轉載自【奇異網】<文學社區>www.chiwi.net

本網【文學社區】由澳洲作家俗子的「誰在動?」一文開頭,引動了對於「微形小說詩」能否成詩,各地作家的熱烈討論。

游子以為,要得正确的結論,應先回答「甚麼是詩?」這個基本題問題。如果舍本求末,將得不到正确的答案。

甚麼是詩?

【辭海】對【詩】的注解是:有聲韻可歌詠之文字謂之詩。周禮春宮大師:『教六詩,曰風,曰賦,曰比,曰興,曰雅,曰頌。』

著名詩論家朱光潛教授在【詩論】中曰:「詩源于歌」,「詩是一種音樂,也是一種語言。音樂只有純形式的節奏,沒有語言的節奏,詩則兼而有之。」

臺灣余光中先生在【余光中談詩歌】曰:『「詩歌」一詞,「歌」占其半而實僅指「詩」。古人亦稱「歌詩」,李賀詩集就稱為【李長吉歌詩】,古詩取題亦每用歌、行、曲、調、操、引、樂、謠之名,足見其間渊源之深。』

不但李賀的詩集,李白的詩也是歌詩。近現代一些學者的研究證明,唐代的詩歌包括律詩,都是入樂的歌詩。就是說,從【詩經】、【楚辭】,到【唐詩】、【宋詞】、【元曲】,中華詩歌全都與音樂有不解之緣。

然而,一個不容否認的事實是:近一百年來,不同于上述傳統詩歌,出現了一種新興的文學形式即自由新詩。這種自由新詩,早先有大陸冰心的「分行的散文」,後來有臺灣紀弦先生的「現代詩」。他們之間不同點是:冰心女士從開始到最後都否認她那篇被主編「分行排列」的散文是詩;紀弦先生則一開始就強調「橫的移植」與分行排列。﹝注:所謂橫向移植是指移植西方的現在詩,割斷與傳统詩歌的縱向繼承。紀弦先生很強調分行的重要,以為倘若分行分得不好,會大失詩意。﹞

另一個事實是,盡管許多學者與詩人﹝包括冰心本人在內﹞,都不同意這種散文化的詩為詩,它還是在一定領域內流傳了近百年。一百年來,這種新的文學形體在中國文學史上特別是詩歌史上,占居了主導地位,其發生的作用與其价值,是不可抹煞的。

但是,一百年的歷史比起五千年的中華文化史,畢竟只是暫短的一瞬。那種脫離中華文化傳统的「現代詩」能否成為渊遠流長的詩體戴入史冊,則值得懷疑。

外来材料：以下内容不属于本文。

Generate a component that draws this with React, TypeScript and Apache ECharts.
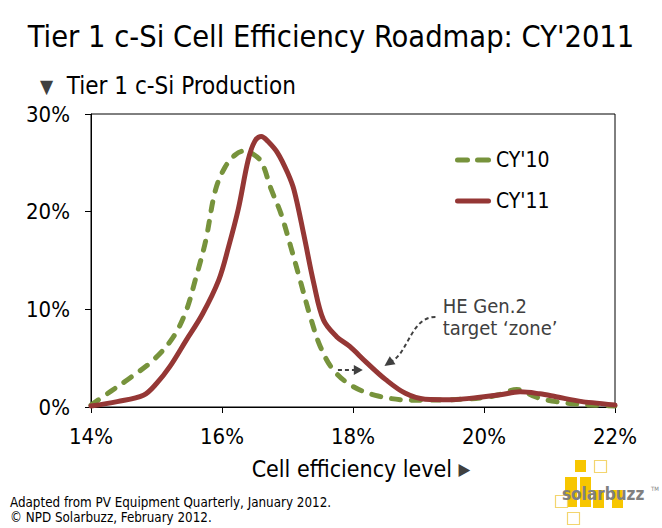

君不見,近十幾年來,當中華民族逐漸走上復興之路,當中華傳統文化開始被中國人重新認識為優秀文化,當傳統中國歌詩開始蓬勃發展之際,中港臺的「現代詩」詩壇巳經在憂虞現代新詩的出路;「新詩的危機與出路」成了詩壇內各種講壇、論壇的主題。

為甚麼為這樣呢?其實現代詩在知識精英羣體中的流傳并未發生根本的變化,只是,與那些在民間廣泛流傳的詩歌相比,這種「現代詩」脫離大眾而顯得頗為孤獨與蒼白,使現代派詩人感到了壓力罷了。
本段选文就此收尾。